While housing prices are escalating in Boise, Idaho, at rates faster than most of the country, it is the local who are feeling the brunt of the higher prices. The growing supply of new construction has not kept pace with the influx of new residents to the Treasure Valley, as the area in and around Idaho’s capital called is called.
I spoke with one real estate agent who only wanted her initials used, L.B. She said that “business as bad,” while adding, “even locals selling a home at higher prices are having a tough time affording a newer home. They are being outbid by out-of-staters.”
I don’t know who is buying the homes near me, but two homes recently went on the market and then had a PENDING SALE sign up within a couple days. The homes are sixty-year-old one-owner homes listing at $265 - $315 per square foot! And I’ve seen some new construction, 1,000 square foot homes on postage-stamp sized lots listing for over $300,000.
So what are would-be buyers supposed to when rents are increasing while wages remain stagnant? Unfortunately, there is no panacea unless the supply of “affordable” homes increases rapidly.
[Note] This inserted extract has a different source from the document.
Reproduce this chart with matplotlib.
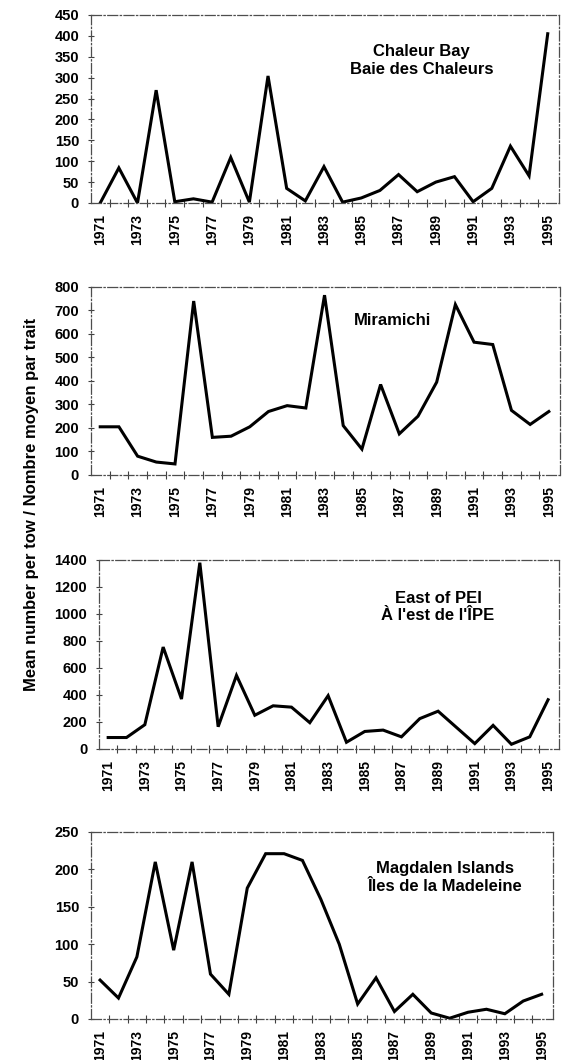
import numpy as np
import matplotlib
matplotlib.use('Agg')
import matplotlib.pyplot as plt
from matplotlib.ticker import FixedLocator

plt.rcParams['font.family'] = ['Liberation Sans', 'DejaVu Sans']

years = list(range(1971, 1996))

# Chaleur Bay / Baie des Chaleurs
chaleur = [0, 84, 0, 270, 3, 10, 2, 109, 2, 304, 35, 5, 87, 2, 12, 30,
           68, 27, 50, 63, 3, 35, 136, 65, 405]
# Miramichi
miramichi = [205, 205, 80, 55, 47, 740, 160, 165, 205, 270, 295, 285, 765,
             210, 110, 385, 175, 250, 395, 725, 565, 555, 275, 215, 270]
# East of PEI / À l'est de l'ÎPE
pei = [85, 85, 180, 755, 370, 1380, 165, 545, 250, 320, 310, 195, 395, 50,
       130, 140, 90, 225, 280, 160, 40, 175, 35, 90, 365]
# Magdalen Islands / Îles de la Madeleine
magdalen = [52, 28, 83, 210, 92, 210, 60, 33, 175, 221, 221, 212, 160, 100,
            20, 55, 10, 33, 8, 1, 9, 13, 7, 24, 33]

panels = [
    (chaleur, 'Chaleur Bay\nBaie des Chaleurs', 450, 50),
    (miramichi, 'Miramichi', 800, 100),
    (pei, "East of PEI\nÀ l'est de l'ÎPE", 1400, 200),
    (magdalen, 'Magdalen Islands\nÎles de la Madeleine', 250, 50),
]

# position des axes (fraction de la figure)
boxes = [
    [0.160, 0.8085, 0.824, 0.1774],
    [0.160, 0.5519, 0.826, 0.1774],
    [0.1743, 0.2934, 0.810, 0.1783],
    [0.160, 0.0387, 0.813, 0.1764],
]
text_pos = [(0.707, 0.758), (0.643, 0.819), (0.737, 0.751), (0.766, 0.757)]

fig = plt.figure(figsize=(5.68, 10.6), dpi=100)
idx = np.arange(len(years))

for (vals, label, ymax, ystep), box, tp in zip(panels, boxes, text_pos):
    ax = fig.add_axes(box)
    ax.plot(idx, vals, color='black', lw=2.2, solid_joinstyle='miter')
    ax.set_xlim(-0.5, len(years) - 0.4)
    ax.set_ylim(0, ymax)
    ax.set_yticks(np.arange(0, ymax + 1, ystep))

    # étiquettes : une année sur deux
    ax.set_xticks(idx[::2])
    ax.set_xticklabels([str(y) for y in years[::2]], rotation=90,
                       fontsize=10, fontweight='bold')
    ax.tick_params(axis='x', which='major', length=0, pad=8)
    ax.xaxis.set_minor_locator(FixedLocator(idx[:-1] + 0.5))
    ax.tick_params(axis='x', which='minor', direction='inout', length=6,
                   width=0.8, color='0.25')
    ax.tick_params(axis='y', direction='inout', length=5, width=0.8,
                   color='0.25', pad=6)
    for t in ax.get_yticklabels():
        t.set_fontsize(10.5)
        t.set_fontweight('bold')

    for side in ['top', 'right', 'bottom', 'left']:
        ax.spines[side].set_linewidth(0.9)
        ax.spines[side].set_color('0.3')
        ax.spines[side].set_linestyle((0, (8, 2, 1, 2)))

    ax.text(tp[0], tp[1], label, transform=ax.transAxes, ha='center',
            va='center', fontsize=12, fontweight='bold', linespacing=1.2)

fig.text(0.055, 0.524, 'Mean number per tow / Nombre moyen par trait',
         rotation=90, ha='center', va='center', fontsize=12,
         fontweight='bold')

plt.savefig('out.png', dpi=100)
plt.close()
But then the definition of affordable depends on who is talking. If out-of-state buyers continue their influx, with a boatload of cash from the sale of their homes, locals will not be able to penetrate the market without bidding up the prices, which, of course, leads to higher comps for the next house that goes on the market.
Well … if people can’t afford to buy a home, what about renting. Rental rates in the area have also been increasing , but this time it is more of a direct relationship between supply and demand. More people looking for apartments have driven up the demand while the supply of apartments has been slow to respond.
Even with micro apartments being built on small lots isn’t a big help. These small apartments, some at 338 square feet, have rental rates over $1,300 per month. That $1,300 per month would pay principal and interest on a $330,000 mortgage at 2.5% (even a bit higher than current rates).
The question then becomes why rent for the same as a mortgage payment? There are many reasons for this predicament. A person, or a small family, might have the income to afford the $1,300 per month, but not enough cash for a down payment. Or perhaps they have a bad credit history because of losing their jobs during the pandemic. Or that $1,300 is just the principal and interest; it doesn’t include insurance, property taxes, utilities, etc.
Living in your own home is part of the “American Dream” that should be open to everyone, although we know that will never be the case. Many of the jobs in Idaho are low-wage positions, although there are many high-paying jobs through big companies, such as Hewlett-Packard, Micron, Albertsons, Idaho Power, and many of the local startup businesses.
It would be nice if everyone who wanted to “own” a home was able to. The pride of ownership is typically reflected in the upkeep of the home and in the satisfaction that a homeowner generally displays.
But, for now, if locals want to buy a home, they need to be ready to offer top dollar -- or even more than top dollar -- to get the home of their dreams.